◆ **What this task involves**
Below are entries. Pull out all lines containing "matplotlib".

◆ **The data**
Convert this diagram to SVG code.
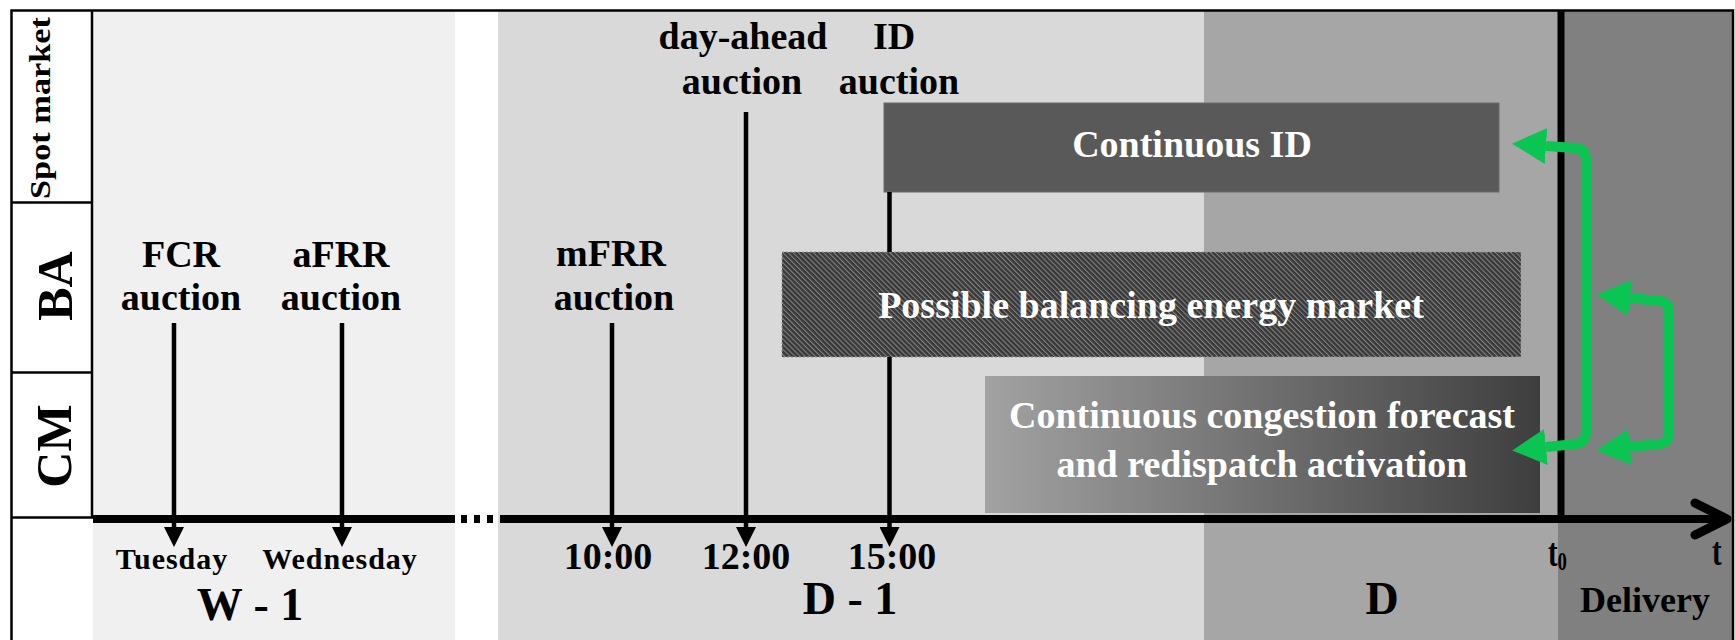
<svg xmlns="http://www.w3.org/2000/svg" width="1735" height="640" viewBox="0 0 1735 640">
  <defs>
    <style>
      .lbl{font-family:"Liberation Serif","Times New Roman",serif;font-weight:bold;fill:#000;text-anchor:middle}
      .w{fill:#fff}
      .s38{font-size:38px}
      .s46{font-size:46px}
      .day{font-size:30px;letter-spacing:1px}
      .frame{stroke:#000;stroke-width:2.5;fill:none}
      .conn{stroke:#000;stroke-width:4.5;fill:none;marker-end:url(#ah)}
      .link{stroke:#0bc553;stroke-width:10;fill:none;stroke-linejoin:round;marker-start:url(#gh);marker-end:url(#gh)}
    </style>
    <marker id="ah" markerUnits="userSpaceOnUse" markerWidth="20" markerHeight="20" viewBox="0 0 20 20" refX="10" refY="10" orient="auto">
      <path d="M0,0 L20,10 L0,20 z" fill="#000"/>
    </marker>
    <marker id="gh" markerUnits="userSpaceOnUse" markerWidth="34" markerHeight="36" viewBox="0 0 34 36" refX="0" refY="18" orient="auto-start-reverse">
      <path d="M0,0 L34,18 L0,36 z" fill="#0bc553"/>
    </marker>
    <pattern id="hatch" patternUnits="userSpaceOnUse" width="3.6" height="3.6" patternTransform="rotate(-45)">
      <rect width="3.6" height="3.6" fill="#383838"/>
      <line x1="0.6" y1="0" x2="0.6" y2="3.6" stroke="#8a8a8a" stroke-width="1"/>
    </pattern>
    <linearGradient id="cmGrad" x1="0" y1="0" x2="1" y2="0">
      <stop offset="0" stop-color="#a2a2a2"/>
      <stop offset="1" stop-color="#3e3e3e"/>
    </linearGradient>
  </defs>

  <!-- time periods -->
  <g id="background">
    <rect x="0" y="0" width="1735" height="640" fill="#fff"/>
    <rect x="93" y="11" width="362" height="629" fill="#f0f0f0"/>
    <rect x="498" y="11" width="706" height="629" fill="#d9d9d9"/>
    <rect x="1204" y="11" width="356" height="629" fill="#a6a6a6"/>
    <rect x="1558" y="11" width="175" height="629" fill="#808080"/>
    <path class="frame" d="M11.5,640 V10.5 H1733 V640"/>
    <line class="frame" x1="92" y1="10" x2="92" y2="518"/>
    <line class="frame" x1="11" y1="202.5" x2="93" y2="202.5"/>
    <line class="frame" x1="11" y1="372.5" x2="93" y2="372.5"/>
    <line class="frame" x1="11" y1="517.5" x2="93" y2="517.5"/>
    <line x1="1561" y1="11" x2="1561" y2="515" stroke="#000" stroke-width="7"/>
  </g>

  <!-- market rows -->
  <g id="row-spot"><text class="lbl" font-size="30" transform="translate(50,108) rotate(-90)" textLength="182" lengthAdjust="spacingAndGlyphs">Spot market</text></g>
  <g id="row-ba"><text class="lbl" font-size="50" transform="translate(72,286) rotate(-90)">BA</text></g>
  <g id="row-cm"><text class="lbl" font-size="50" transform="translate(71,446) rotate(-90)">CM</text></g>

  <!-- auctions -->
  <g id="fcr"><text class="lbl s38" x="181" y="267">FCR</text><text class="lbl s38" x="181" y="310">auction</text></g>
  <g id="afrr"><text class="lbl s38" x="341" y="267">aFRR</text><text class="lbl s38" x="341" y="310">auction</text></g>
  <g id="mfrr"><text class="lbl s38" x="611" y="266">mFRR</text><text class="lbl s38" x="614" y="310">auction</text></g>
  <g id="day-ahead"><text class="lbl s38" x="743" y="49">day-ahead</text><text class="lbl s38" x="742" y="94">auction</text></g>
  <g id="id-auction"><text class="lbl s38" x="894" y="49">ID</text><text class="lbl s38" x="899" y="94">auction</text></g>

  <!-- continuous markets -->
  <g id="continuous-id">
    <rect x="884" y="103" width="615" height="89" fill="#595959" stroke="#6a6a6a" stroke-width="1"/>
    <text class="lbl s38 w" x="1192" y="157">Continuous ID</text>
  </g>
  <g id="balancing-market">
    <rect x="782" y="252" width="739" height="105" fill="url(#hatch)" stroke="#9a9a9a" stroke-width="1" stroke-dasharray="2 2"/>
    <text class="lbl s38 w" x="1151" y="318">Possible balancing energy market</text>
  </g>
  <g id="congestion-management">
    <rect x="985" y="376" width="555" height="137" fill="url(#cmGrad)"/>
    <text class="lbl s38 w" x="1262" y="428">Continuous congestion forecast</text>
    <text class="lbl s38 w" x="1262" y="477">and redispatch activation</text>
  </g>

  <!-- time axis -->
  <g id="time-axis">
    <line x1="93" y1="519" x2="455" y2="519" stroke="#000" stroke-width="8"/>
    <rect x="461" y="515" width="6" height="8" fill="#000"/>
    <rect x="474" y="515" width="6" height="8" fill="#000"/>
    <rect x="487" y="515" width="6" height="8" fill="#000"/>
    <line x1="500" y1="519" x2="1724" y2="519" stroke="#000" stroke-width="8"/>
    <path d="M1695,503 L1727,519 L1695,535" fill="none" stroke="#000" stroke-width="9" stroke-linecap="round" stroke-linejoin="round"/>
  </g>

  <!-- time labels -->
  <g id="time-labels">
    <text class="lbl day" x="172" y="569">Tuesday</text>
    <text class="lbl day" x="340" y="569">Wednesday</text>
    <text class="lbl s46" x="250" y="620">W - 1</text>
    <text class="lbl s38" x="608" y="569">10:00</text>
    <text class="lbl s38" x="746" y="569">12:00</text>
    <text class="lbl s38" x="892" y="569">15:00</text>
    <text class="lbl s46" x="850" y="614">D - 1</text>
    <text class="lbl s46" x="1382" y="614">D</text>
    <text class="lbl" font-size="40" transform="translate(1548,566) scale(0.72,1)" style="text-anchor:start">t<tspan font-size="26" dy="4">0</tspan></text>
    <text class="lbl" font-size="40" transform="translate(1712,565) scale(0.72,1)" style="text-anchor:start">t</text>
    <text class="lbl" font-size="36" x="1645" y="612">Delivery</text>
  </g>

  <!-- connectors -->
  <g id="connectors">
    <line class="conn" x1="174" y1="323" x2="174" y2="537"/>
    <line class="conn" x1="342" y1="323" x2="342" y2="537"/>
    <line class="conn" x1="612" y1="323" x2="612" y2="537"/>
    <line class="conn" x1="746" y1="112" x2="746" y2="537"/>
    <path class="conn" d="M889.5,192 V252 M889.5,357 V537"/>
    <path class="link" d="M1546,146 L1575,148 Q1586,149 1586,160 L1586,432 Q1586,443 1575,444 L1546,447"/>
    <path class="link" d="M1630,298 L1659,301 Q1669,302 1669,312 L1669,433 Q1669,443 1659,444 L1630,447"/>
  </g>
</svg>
...
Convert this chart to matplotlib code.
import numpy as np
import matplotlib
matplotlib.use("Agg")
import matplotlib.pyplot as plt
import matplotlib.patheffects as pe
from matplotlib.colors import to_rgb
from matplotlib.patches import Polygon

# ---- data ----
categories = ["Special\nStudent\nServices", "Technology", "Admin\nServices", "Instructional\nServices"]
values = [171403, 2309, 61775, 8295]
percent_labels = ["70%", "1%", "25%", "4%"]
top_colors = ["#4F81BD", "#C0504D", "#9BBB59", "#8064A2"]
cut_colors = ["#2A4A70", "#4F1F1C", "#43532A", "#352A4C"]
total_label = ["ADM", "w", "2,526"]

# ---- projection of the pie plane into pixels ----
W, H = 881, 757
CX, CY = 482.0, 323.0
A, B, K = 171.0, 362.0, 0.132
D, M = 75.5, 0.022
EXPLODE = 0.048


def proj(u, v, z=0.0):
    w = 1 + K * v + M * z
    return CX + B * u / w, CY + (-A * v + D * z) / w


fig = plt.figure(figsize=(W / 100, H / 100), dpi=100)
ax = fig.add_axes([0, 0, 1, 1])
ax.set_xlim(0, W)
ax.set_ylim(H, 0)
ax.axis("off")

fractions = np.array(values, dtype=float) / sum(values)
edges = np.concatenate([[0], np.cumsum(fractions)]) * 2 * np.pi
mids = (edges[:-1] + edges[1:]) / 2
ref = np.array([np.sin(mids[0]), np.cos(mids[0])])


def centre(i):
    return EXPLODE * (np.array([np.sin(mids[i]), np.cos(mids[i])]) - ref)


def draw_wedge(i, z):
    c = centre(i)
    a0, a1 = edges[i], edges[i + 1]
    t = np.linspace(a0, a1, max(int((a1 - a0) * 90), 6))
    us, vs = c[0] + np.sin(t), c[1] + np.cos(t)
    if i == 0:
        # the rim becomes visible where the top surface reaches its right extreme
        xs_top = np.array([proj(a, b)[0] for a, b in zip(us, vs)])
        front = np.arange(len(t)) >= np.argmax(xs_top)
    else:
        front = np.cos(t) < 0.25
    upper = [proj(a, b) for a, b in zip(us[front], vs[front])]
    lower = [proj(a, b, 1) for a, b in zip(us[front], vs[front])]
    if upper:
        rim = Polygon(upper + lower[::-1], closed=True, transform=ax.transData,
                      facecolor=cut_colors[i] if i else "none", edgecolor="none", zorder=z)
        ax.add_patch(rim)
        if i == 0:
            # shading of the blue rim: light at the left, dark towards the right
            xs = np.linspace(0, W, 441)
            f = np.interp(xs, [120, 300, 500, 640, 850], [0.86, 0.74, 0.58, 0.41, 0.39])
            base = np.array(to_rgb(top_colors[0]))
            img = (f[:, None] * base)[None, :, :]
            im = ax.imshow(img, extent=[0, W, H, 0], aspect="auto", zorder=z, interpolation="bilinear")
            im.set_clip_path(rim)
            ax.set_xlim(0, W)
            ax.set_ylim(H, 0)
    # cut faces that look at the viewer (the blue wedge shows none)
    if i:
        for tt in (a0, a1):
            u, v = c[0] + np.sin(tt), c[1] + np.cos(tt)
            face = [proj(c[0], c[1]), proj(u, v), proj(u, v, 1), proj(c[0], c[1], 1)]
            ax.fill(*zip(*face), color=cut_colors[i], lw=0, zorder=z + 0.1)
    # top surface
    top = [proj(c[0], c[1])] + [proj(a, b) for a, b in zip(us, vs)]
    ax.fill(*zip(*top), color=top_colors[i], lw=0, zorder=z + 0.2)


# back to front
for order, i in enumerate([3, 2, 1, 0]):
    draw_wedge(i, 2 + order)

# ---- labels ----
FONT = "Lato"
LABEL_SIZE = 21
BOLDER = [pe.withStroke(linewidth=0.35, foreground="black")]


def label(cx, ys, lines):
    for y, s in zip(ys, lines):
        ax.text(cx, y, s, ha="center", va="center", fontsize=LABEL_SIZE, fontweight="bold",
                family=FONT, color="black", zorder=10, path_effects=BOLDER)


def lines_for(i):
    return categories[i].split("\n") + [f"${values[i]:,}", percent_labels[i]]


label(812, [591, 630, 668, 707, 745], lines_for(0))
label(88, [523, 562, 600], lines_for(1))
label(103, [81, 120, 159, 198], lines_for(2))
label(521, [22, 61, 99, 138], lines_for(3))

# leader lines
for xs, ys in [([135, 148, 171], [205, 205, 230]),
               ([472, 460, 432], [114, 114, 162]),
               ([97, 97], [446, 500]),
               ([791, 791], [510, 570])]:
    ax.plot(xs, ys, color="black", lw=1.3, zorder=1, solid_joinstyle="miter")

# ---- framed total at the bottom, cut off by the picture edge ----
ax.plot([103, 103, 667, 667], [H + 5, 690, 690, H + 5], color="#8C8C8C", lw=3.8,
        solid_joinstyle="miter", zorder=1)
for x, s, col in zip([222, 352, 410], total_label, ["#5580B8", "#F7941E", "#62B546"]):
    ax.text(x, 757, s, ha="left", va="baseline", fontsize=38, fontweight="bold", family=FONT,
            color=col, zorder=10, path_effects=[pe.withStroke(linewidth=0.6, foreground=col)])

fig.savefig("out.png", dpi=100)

◆ **Result below**
Convert this chart to matplotlib code.
import matplotlib
matplotlib.use("Agg")
import matplotlib.pyplot as plt
import matplotlib.patheffects as pe
from matplotlib.colors import to_rgb
from matplotlib.patches import Polygon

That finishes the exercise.